Sure it has a lot more emphasis on WS-* specs than is compatible with the current zeitgeist, and it uses the now-obsolete term of “utility computing” rather than the nebulous alternative currently en vogue, but isn’t the main message there?

Just to be clear, I am not laying pretentious claims of prescience and vision (at least not in this entry). There are plenty of documents (e.g. from the Grid community) that make the same points in more eloquent terms and starting many years prior. It’s just fun to see this link from today’s scandal to the one from last week.

for old time sake, here is the content of the 2004 article:

From Web Services Management to Utility Computing
by William Vambenepe

Enterprise services are created by combining infrastructure services, applications, and business processes. To be able to adapt quickly to business changes, enterprise IT must evolve from management of individual resources to management of interrelated services. This will be achieved through the development of composable and modular standards that expose the management capabilities of the building blocks of enterprise services. The Web services platform is an enabler of this transformation: a Web services-based management infrastructure provides a channel that is appropriate for dynamic resource provisioning, allocation, and configuration – often called utility computing.

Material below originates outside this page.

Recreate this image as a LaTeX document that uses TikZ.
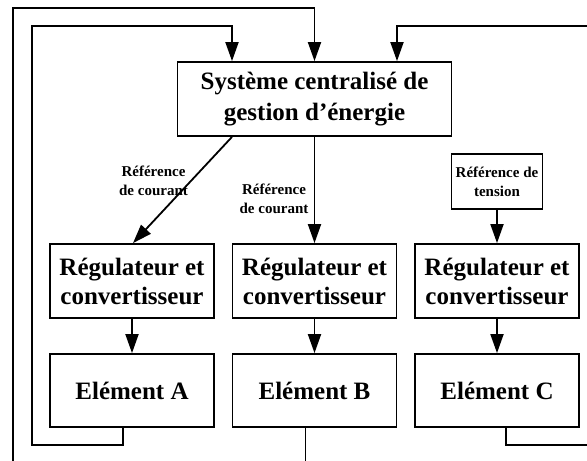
\documentclass[tikz,border=0pt]{standalone}
\usepackage{fontspec}
\setmainfont{Liberation Serif}
\usetikzlibrary{arrows.meta}

\begin{document}
\begin{tikzpicture}[x=1pt,y=-1pt,>={Triangle[length=19pt,width=13pt]},line width=1.8pt,
 box/.style={draw,align=center,inner sep=2pt,minimum width=164pt,minimum height=74pt,font=\fontsize{25}{29}\selectfont\bfseries},
 lbl/.style={align=center,inner sep=0pt,font=\fontsize{15}{19}\selectfont\bfseries}]
\useasboundingbox (0,0) rectangle (587,461);
% gestion centrale
\node[box,minimum width=274pt,font=\fontsize{25}{31}\selectfont\bfseries] (gest) at (314.5,99) {Système centralisé de\\gestion d’énergie};
\node[draw,lbl,minimum width=91pt,minimum height=55pt] (refV) at (497,181.5) {Référence de\\tension};
% regulateurs et elements
\foreach \c/\x in {A/132,B/314.5,C/497}{
 \node[box] (reg\c) at (\x,281) {Régulateur et\\convertisseur};
 \node[box,minimum height=73pt] (el\c) at (\x,390.5) {Elément \c};
 \draw[->] (reg\c) -- (el\c);
}
% references
\draw[->] ([xshift=-82.5pt]gest.south) -- ([xshift=1pt]regA.north);
\draw[->] (gest.south) -- (regB.north);
\draw[->] (refV) -- (regC);
\node[lbl] (lblA) at (153.5,181) {Référence\\de courant};
\node[lbl] (lblB) at (274,198.5) {Référence\\de courant};
% boucles de retour
\coordinate (edgeL) at (13,461);
\coordinate (cornL) at (13,8);
\draw[->] (edgeL) -- (cornL) -| (gest.north);
\coordinate (edgeB) at (305.5,461);
\draw ([xshift=-9pt]elB.south) -- (edgeB);
\coordinate (loopA) at (32,445);
\coordinate (cornA) at (32,26);
\draw[->] ([xshift=-9pt]elA.south) |- (loopA) -- (cornA) -| ([xshift=-82.5pt]gest.north);
\coordinate (edgeR1) at (587,445);
\draw ([xshift=9pt]elC.south) |- (edgeR1);
\coordinate (edgeR2) at (587,26);
\draw[->] (edgeR2) -| ([xshift=82.5pt]gest.north);
\end{tikzpicture}
\end{document}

We can consider this management infrastructure as a four-layered architecture. Starting at the foundation layer, the work on the base Web services infrastructure is far from over. First, until WSDL 2.0 is widely deployed, designers have to compose around the deficiencies of WSDL 1.1, such as the lack of portType inheritance. Second, there is still no standard for referencing Web services. Finally, key specifications such as WSRF (Web Services Resource Framework) and WSN (Web Services Notification), without which people were left to reinvent Web services interfaces to access stateful resources, have only recently reached the standards community. These issues are being resolved and a set of building blocks for accessing resources through an SOA (service-oriented architecture) is shaping up. It is critical that these building blocks be modular and composable to allow incremental adoption and separation of concerns.

Moving from the foundation to the management protocol layer, the OASIS WSDM (Web Services Distributed Management) technical committee, through its MUWS (Management Using Web Services) specification, is the key articulation point between the base Web services architecture and utility computing. Both the IT management community and the Grid community rely on MUWS. It defines how to express and exercise manageability capabilities through Web services, putting in place a management channel that is more interoperable and accessible than ever before.

Next is the modeling layer. Information models need to be composed so that a service can be represented based on the services that it is assembled from, be they peer or infrastructure services. Since these will be described by different models, the management channel (MUWS) needs to be model-agnostic in order to support a model-centric architecture. For example, CIM (Common Information Model) is a model that focuses on concrete resources. The DMTF WS-CIM subgroup must now open CIM to the Web services platform by developing a standard way to expose CIM-modeled resources through MUWS. Other models provide representations for service security, service-level agreements (SLA), etc. Only by composing these models will, for example, an auction service SLA be adequately managed as it depends on a combination of the performance of the servers on which the service runs, the application server that hosts it, the other services (authentication, billing, etc.) that it makes use of, and the business process engine that controls the bidding. Once this model-centric architecture is in place, management actions can be policy-driven through explicit constraints.

Finally, at the top layer, the architecture includes a set of common services for utility computing. They are being defined collaboratively by DMTF (Utility Computing working group) and GGF (OGSA working group).

All the pieces are falling into place but much remains to be done to allow comprehensive management of enterprise services in a model-centric way through Web services standards. While it would be easier to develop an end-to-end model specific to one company’s offering, standardization allows the integration of the management capabilities of all the components that compose enterprise services. We must keep the pressure on vendors to deliver modular and composable specifications (for format, function, and protocol) that expose management capabilities of infrastructure services, applications, and business processes in such a way that these capabilities can be composed by the next generation of management applications. These applications will use this to synchronize business and IT and to capitalize on change.